Click for a printer-friendly version of this articleBe Repetitive. Yes, Be Repetitive: 
Saving time and boosting usability by repeating your visuals

by Patrick Hofmann


 

Hi, my name is Patrick and I have a problem: I'm lazy. I have a habit of procrastinating; I have a tendency to take shortcuts. When there's an opportunity to repurpose something that I managed to complete before, I use it.

But honestly, is that so wrong? In a world where we are rightfully encouraged to reduce, reuse, and recycle, can we not apply these three Rs to the elements of the work that we produce?

Of course we can, especially 'within' our work (as opposed to committing copyright infringements by plagiarizing the work of others or repurposing our published products for several companies or clients). In the documents that we write, we should repeat our common instructions and phrases, our chapter organization and sentence structures, and our titling conventions and layout, to make our work consistent and more user-friendly. Likewise, in the illustrations and images that we render, we should repeat our image views and angles, our object positions and sizes, and our line and colour attributes, to make our work consistent and more user-friendly.

If repetition is such an effective tool to promote consistency and improve the usability of our work, why do so many instructions, especially visual ones, fail to use repetition?

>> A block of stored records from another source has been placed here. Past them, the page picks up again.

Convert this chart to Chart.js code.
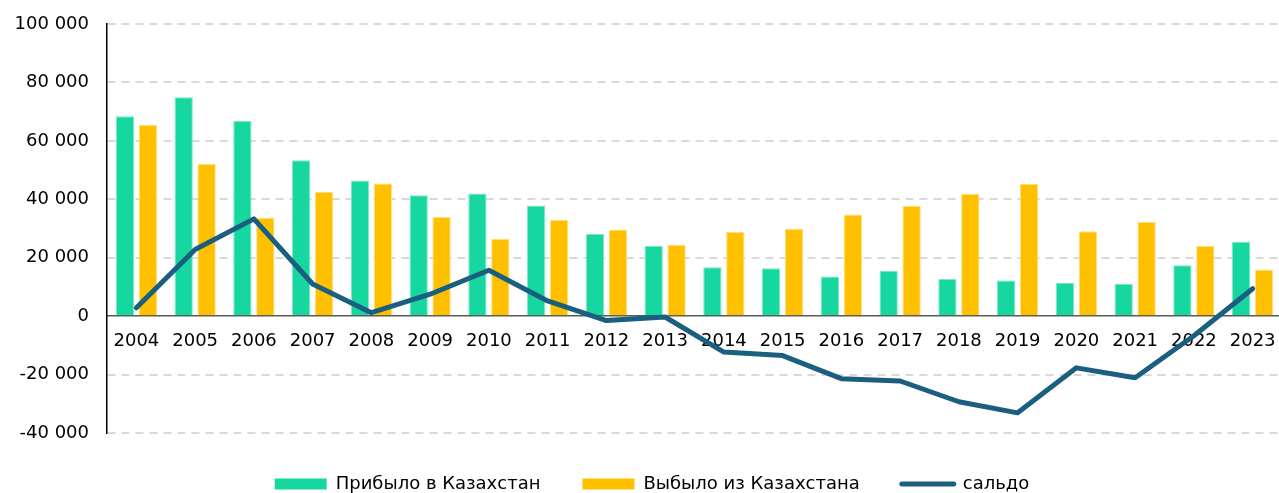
<!DOCTYPE html>
<html lang="ru">
<head>
<meta charset="utf-8">
<script src="https://cdn.jsdelivr.net/npm/chart.js@4"></script>
<style>
  html, body { margin: 0; padding: 0; background: #fff; overflow: hidden; }
  #wrap { width: 1282px; height: 503px; position: relative; }
</style>
</head>
<body>
<div id="wrap"><canvas id="migrationChart"></canvas></div>
<script>
// Годы
const years = ['2004', '2005', '2006', '2007', '2008', '2009', '2010', '2011', '2012', '2013',
               '2014', '2015', '2016', '2017', '2018', '2019', '2020', '2021', '2022', '2023'];

// Прибыло в Казахстан
const arrived = [68400, 74900, 66800, 53400, 46400, 41400, 42000, 37900, 28200, 24100,
                 16700, 16400, 13600, 15500, 12700, 12200, 11400, 11100, 17400, 25500];

// Выбыло из Казахстана
const departed = [65500, 52200, 33700, 42600, 45400, 33900, 26500, 33000, 29700, 24400,
                  28900, 29900, 34800, 37800, 41900, 45300, 29100, 32300, 24100, 16000];

// Сальдо миграции
const saldo = [2900, 22800, 33300, 11000, 1200, 7500, 15700, 5200, -1500, -300,
               -12300, -13500, -21400, -22200, -29300, -33100, -17700, -21100, -6700, 9400];

// Границы оси Y
const yMin = -40000;
const yMax = 100000;
const yStep = 20000;

const font = { family: "'DejaVu Sans', Verdana, sans-serif", size: 18 };

// Формат чисел: пробел как разделитель тысяч
function fmt(v) {
    return String(v).replace(/\B(?=(\d{3})+(?!\d))/g, ' ');
}

// Сдвиг легенды немного вправо
const legendShift = {
    id: 'legendShift',
    afterLayout: function (chart) {
        chart.legend.left += 10;
    },
};

const ctx = document.getElementById('migrationChart').getContext('2d');

const myChart = new Chart(ctx, {
    data: {
        labels: years,
        datasets: [
            {
                type: 'bar',
                label: 'Прибыло в Казахстан',
                data: arrived,
                backgroundColor: '#17d7a0',
                borderColor: '#7fe8c8',
                borderWidth: 1,
                categoryPercentage: 0.78,
                barPercentage: 0.8,
                order: 2,
            },
            {
                type: 'bar',
                label: 'Выбыло из Казахстана',
                data: departed,
                backgroundColor: '#ffc000',
                borderColor: '#ffdf80',
                borderWidth: 1,
                categoryPercentage: 0.78,
                barPercentage: 0.8,
                order: 2,
            },
            {
                type: 'line',
                label: 'сальдо',
                data: saldo,
                borderColor: '#1a5e80',
                backgroundColor: '#1a5e80',
                borderWidth: 5,
                pointRadius: 0,
                tension: 0,
                borderCapStyle: 'round',
                borderJoinStyle: 'round',
                order: 1,
            },
        ],
    },
    plugins: [legendShift],
    options: {
        responsive: true,
        maintainAspectRatio: false,
        animation: false,
        layout: {
            padding: { top: 24, left: 12, right: 0, bottom: 0 },
        },
        plugins: {
            tooltip: { enabled: false },
            legend: {
                position: 'bottom',
                labels: {
                    font: font,
                    color: '#000',
                    padding: 42,
                    usePointStyle: true,
                    pointStyleWidth: 52,
                    boxHeight: 11,
                    // легенда в порядке наборов данных
                    generateLabels: function (chart) {
                        return chart.data.datasets.map(function (ds, i) {
                            const isLine = ds.type === 'line';
                            return {
                                text: ds.label,
                                datasetIndex: i,
                                fillStyle: ds.backgroundColor,
                                strokeStyle: isLine ? ds.borderColor : ds.backgroundColor,
                                lineWidth: isLine ? 5 : 0,
                                lineCap: isLine ? 'round' : 'butt',
                                pointStyle: isLine ? 'line' : 'rect',
                                fontColor: '#000',
                                hidden: false,
                            };
                        });
                    },
                },
            },
        },
        scales: {
            x: {
                position: { y: 0 },
                grid: { display: false, drawTicks: false },
                border: { display: true, color: '#595959', width: 1.5 },
                // отступ подписей задаём через высоту строки
                ticks: {
                    font: { family: font.family, size: 18, lineHeight: 2.76 },
                    color: '#000',
                    padding: 0,
                    maxRotation: 0,
                    autoSkip: false,
                },
            },
            y: {
                min: yMin,
                max: yMax,
                grid: {
                    drawTicks: false,
                    lineWidth: 2,
                    color: function (c) {
                        return c.tick && c.tick.value === 0 ? 'rgba(0,0,0,0)' : '#d9d9d9';
                    },
                },
                border: { display: true, color: '#000', width: 1.5, dash: [8, 6] },
                ticks: {
                    stepSize: yStep,
                    font: { family: font.family, size: 18, lineHeight: 0.6 },
                    color: '#000',
                    padding: 18,
                    callback: function (v) { return fmt(v); },
                },
                // ширина оси: подписи + отступ
                afterFit: function (scale) {
                    scale.width = 95;
                },
            },
        },
    },
});
</script>
</body>
</html>
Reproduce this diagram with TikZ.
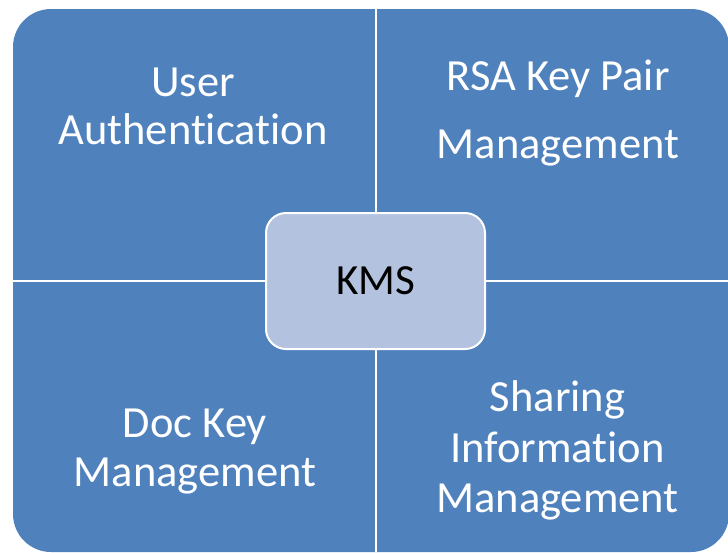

The reasons stem from many participants:

  • documentation developers take their visual images from too many different sources and applications (clip art, CAD illustrations, engineering schematics, and screenshots) and, in the worst cases, are combining them together into a single illustration or instruction;
  • illustrators are attempting to use as many features in their new CAD tools and illustration applications as they can, where lifelike 3D rendering, shading, manipulation, and maneuverability are far more accessible and easy to use; and
  • traditional product sellers, marketers, and publication managers, discourage us from creating visuals and instructions that are too brief, minimalistic, and repetitive, as they apparently degrade the technical integrity or superiority of the product and deem our documentation as lacklustre and boring.

For example, the following two-step instruction has two common elements -- a camera -- but it fails to repeat its many attributes:

Before

Example of Bad Repetition

In the above image, the inconsistencies include:

  • the view or angle at which we view the camera
  • the relative size of the two cameras
  • the line attributes and shading
  • the conventions used to show the highlighted element or the focus of attention
  • the caption text and the step numbers
  • the positioning of the cameras within the boxed frame.

By taking each of the above attributes and making them consistent within the two steps, the visual image is dramatically improved and its inherent meaning is greatly amplified.

After

Example of Good Repetition

The effects of good visual repetition are most apparent when you perform a 'blink test' on the illustrations. Go to the 'Before' example and close your eyes for three seconds; open your eyes for no more than a second to look at the visual, and then close your eyes again. In that amount of time, what did your eyes see? What meaning did they discern from the visual?

Repeat the above steps with the 'After' example. What meaning did you gather from it?

Although the instruction may not be immediately clear in such a brief time, the repetition in the 'After' example makes the contrast between the unextended and extended zoom lens much clearer. Even in that brief moment of observation, we know the visual's topic is likely about the zoom lens. Furthermore, we also notice that our rapid eye-wandering is greatly reduced in the more repetitive version, because the patterns and similarities are almost immediately apparent. In the 'Before' image, we have to spend considerable time determining and discerning what the two objects are, and whether they're indeed intended to be the same object, since they are illustrated so differently.

As our readers scan through our manuals and scroll through our online pages, this ocular activity is constant. Whatever we can do to streamline their eye movement and minimize eye-wandering is essential to good readability and solid usability. Repetition is one of the greatest tools to achieve this goal.

As you can see, laziness does have its advantages. When you put the right spin on it, laziness is really just another word for efficiency.